The line comes from innocence and ignorance, not insensitivity.

When the pair decamp to an abandoned house on the prairie, we see just how out of touch with reality this little girl really is. Her only friends are the decapitated heads of Barbie knockoffs, to which she gives voice and personality when she’s alone.

Neighbors Dell (Janet McTeer) and Dickens (Brendan Fletcher), who alternately befriend and bedevil Jeliza-Rose, are just as off-center.

“Tideland” confirms Terry Gilliam as one of the industry’s most self-indulgent filmmakers. The movie’s visuals, littered with the junk of the imagination, can be striking. Jeff and Mychael Danna’s score gives the film the quality of a very sinister fairy tale. But the film, with no coherent narrative, induces too many stretches of boredom.

Talking with Terry Gilliam, however, does not.

The director, in town earlier this month, is incredibly frank about his checkered career.

“You mean ‘failure,’ ” Mr. Gilliam volunteered as this reporter searched for a tactful way to ask the director about his aborted attempt to film the story of Don Quixote. That failure was one of the most famous in film history and was chronicled in the 2002 documentary “Lost in La Mancha.”

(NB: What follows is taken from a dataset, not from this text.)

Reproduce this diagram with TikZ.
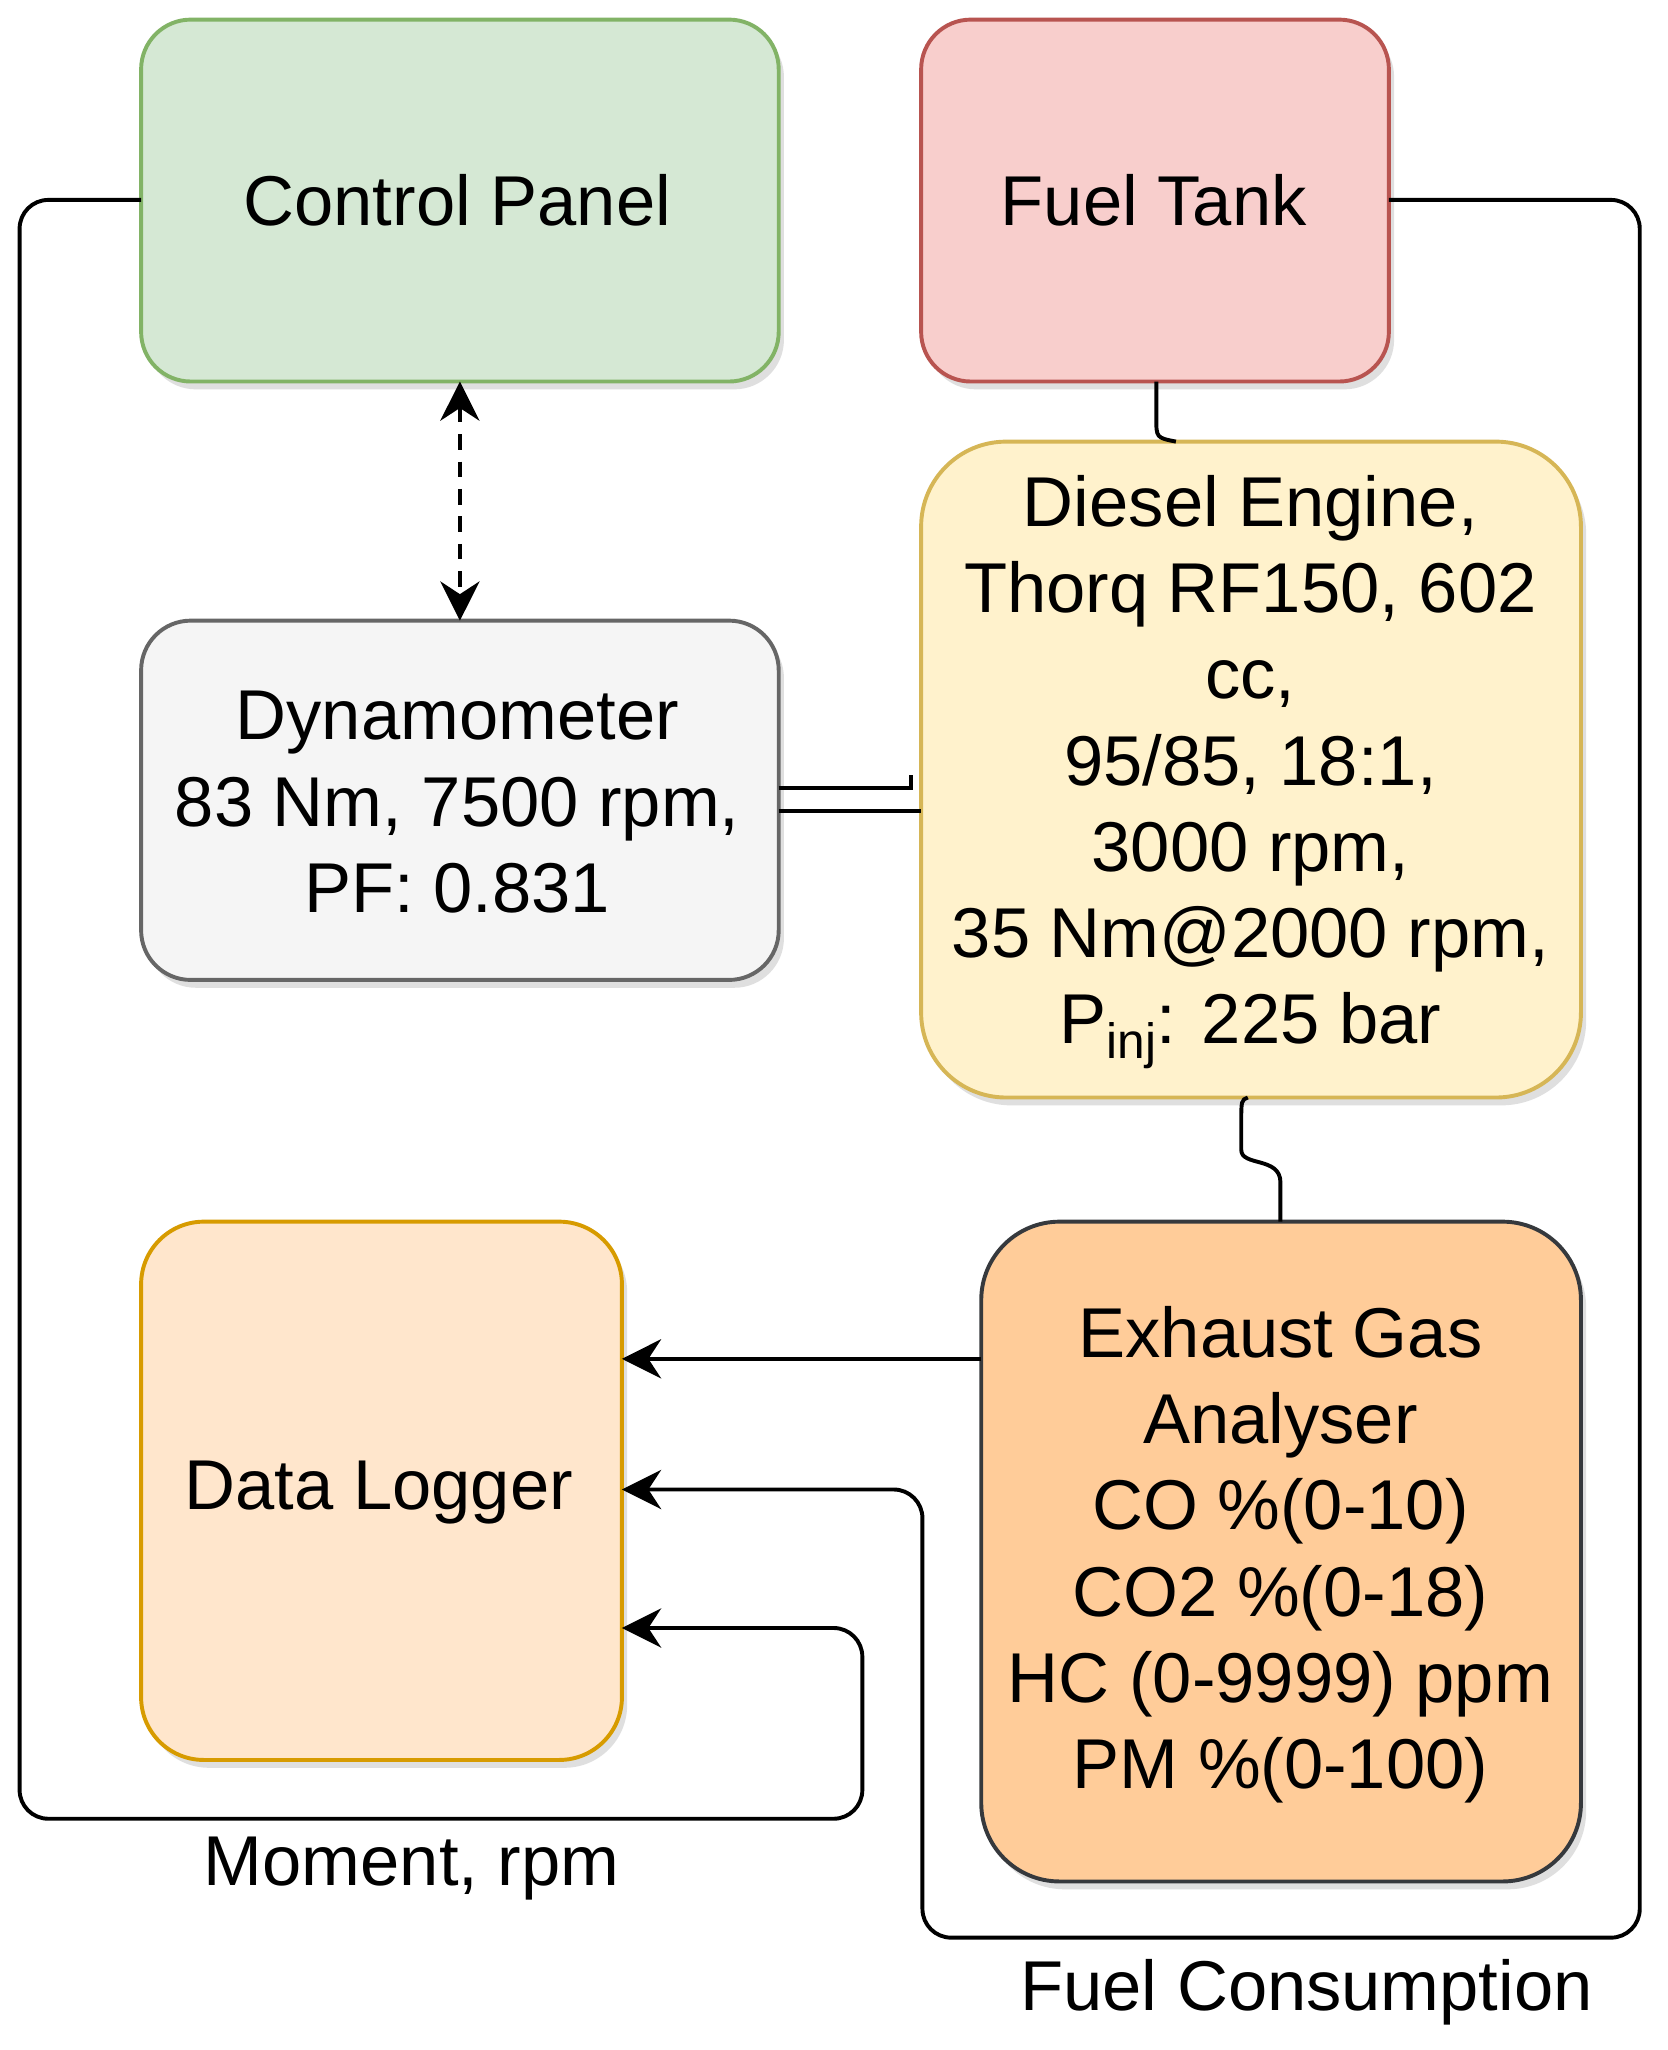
\documentclass[tikz,border=0pt]{standalone}
\usepackage{fontspec}
\setmainfont{Liberation Sans}
\usetikzlibrary{shadows,arrows.meta}
\definecolor{cpF}{HTML}{D5E8D4}\definecolor{cpS}{HTML}{82B366}
\definecolor{ftF}{HTML}{F8CECC}\definecolor{ftS}{HTML}{B85450}
\definecolor{deF}{HTML}{FFF2CC}\definecolor{deS}{HTML}{D6B656}
\definecolor{dyF}{HTML}{F5F5F5}\definecolor{dyS}{HTML}{666666}
\definecolor{dlF}{HTML}{FFE6CC}\definecolor{dlS}{HTML}{D79B00}
\definecolor{exF}{HTML}{FFCC99}\definecolor{exS}{HTML}{36393D}
\tikzset{
 box/.style={rounded corners=38pt,line width=3pt,drop shadow={shadow xshift=4pt,shadow yshift=-6pt,opacity=0.25}},
 txt/.style={align=center,font=\fontsize{54}{66}\selectfont,inner sep=0pt},
 wire/.style={line width=3pt,rounded corners=22pt},
 arr/.style={wire,-{Stealth[length=30pt,width=30pt]}}
}
\begin{document}
\begin{tikzpicture}[x=1pt,y=-1pt]
\useasboundingbox (0,0) rectangle (1276,1569);
\fill[white] (0,0) rectangle (1276,1569);
\draw[box,fill=cpF,draw=cpS] (108,15) rectangle (596,292);
\draw[box,fill=ftF,draw=ftS] (705,15) rectangle (1063,292);
\draw[box,fill=deF,draw=deS,rounded corners=65pt] (705,338) rectangle (1210,840);
\draw[box,fill=dyF,draw=dyS] (108,475) rectangle (596,750);
\draw[box,fill=dlF,draw=dlS,rounded corners=48pt] (108,935) rectangle (476,1347);
\draw[box,fill=exF,draw=exS,rounded corners=60pt] (751,935) rectangle (1210,1440);
\node[txt] (cp) at (350,153) {Control Panel};
\node[txt] (ft) at (883,153) {Fuel Tank};
\node[txt] (de) at (957,591) {Diesel Engine,\\Thorq RF150, 602\\cc,\\95/85, 18:1,\\3000 rpm,\\35 Nm@2000 rpm,\\P\raisebox{-0.4ex}{\fontsize{38}{38}\selectfont inj}: 225 bar};
\node[txt] (dy) at (350,614) {Dynamometer\\83 Nm, 7500 rpm,\\PF: 0.831};
\node[txt] (dl) at (290,1142) {Data Logger};
\node[txt] (ex) at (980,1190) {Exhaust Gas\\Analyser\\CO \%(0-10)\\CO2 \%(0-18)\\HC (0-9999) ppm\\PM \%(0-100)};
\node[txt] (m) at (315,1430) {Moment, rpm};
\node[txt] (f) at (1000,1525) {Fuel Consumption};
\coordinate (cpL) at (108,153);\coordinate (dl3) at (476,1246);
\draw[arr] (cpL) -- (15,153) -- (15,1392) -- (660,1392) -- (660,1246) -- (dl3);
\coordinate (ftR) at (1063,153);\coordinate (dl2) at (476,1140);
\draw[arr] (ftR) -- (1255,153) -- (1255,1483) -- (706,1483) -- (706,1140) -- (dl2);
\coordinate (exL) at (751,1040);\coordinate (dl1) at (476,1040);
\draw[arr] (exL) -- (dl1);
\coordinate (cpB) at (352,292);\coordinate (dyT) at (352,475);
\draw[line width=3pt,dash pattern=on 12pt off 9pt,{Stealth[length=30pt,width=30pt]}-{Stealth[length=30pt,width=30pt]}] (cpB) -- (dyT);
\coordinate (ftB) at (885,292);\coordinate (deT) at (900,338);
\draw[line width=3pt] (ftB) -- (885,320) .. controls (885,335) .. (deT);
\coordinate (deB) at (955,840);\coordinate (exT) at (980,935);
\draw[line width=3pt] (deB) .. controls (950,842) .. (950,860) -- (950,880) .. controls (950,893) and (980,885) .. (980,905) -- (exT);
\coordinate (dyR1) at (596,603);\coordinate (dyR2) at (596,621);\coordinate (deL) at (705,621);
\draw[line width=3pt] (dyR1) -- (697,603) -- (697,593);
\draw[line width=3pt] (dyR2) -- (deL);
\end{tikzpicture}
\end{document}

Mr. Gilliam seems amused by the attention his cursed production received. “It’s schadenfreude,” he says, using the German word meaning pleasure taken from another’s misfortune. That sort of disaster has befallen just about every other director, he says. But only his was captured on film.

It’s made it more difficult for the maverick to work, it seems. J.K. Rowling cited Mr. Gilliam’s 1981 film “Time Bandits” as an inspiration for her Harry Potter books. But when she suggested he direct the first Potter film, the studio refused, Mr. Gilliam remembers. Seems the director wasn’t safe enough.

For “Tideland,” the American director, who became famous as a member of the very British comedy troupe “Monty Python,” found funding in an unlikely place — Telefilm Canada. But the government’s rules on using Canadian talent may have been good for the authority-flouting director; Miss Ferland, whom Mr. Gilliam puts on-screen for almost two solid hours, was born in British Columbia.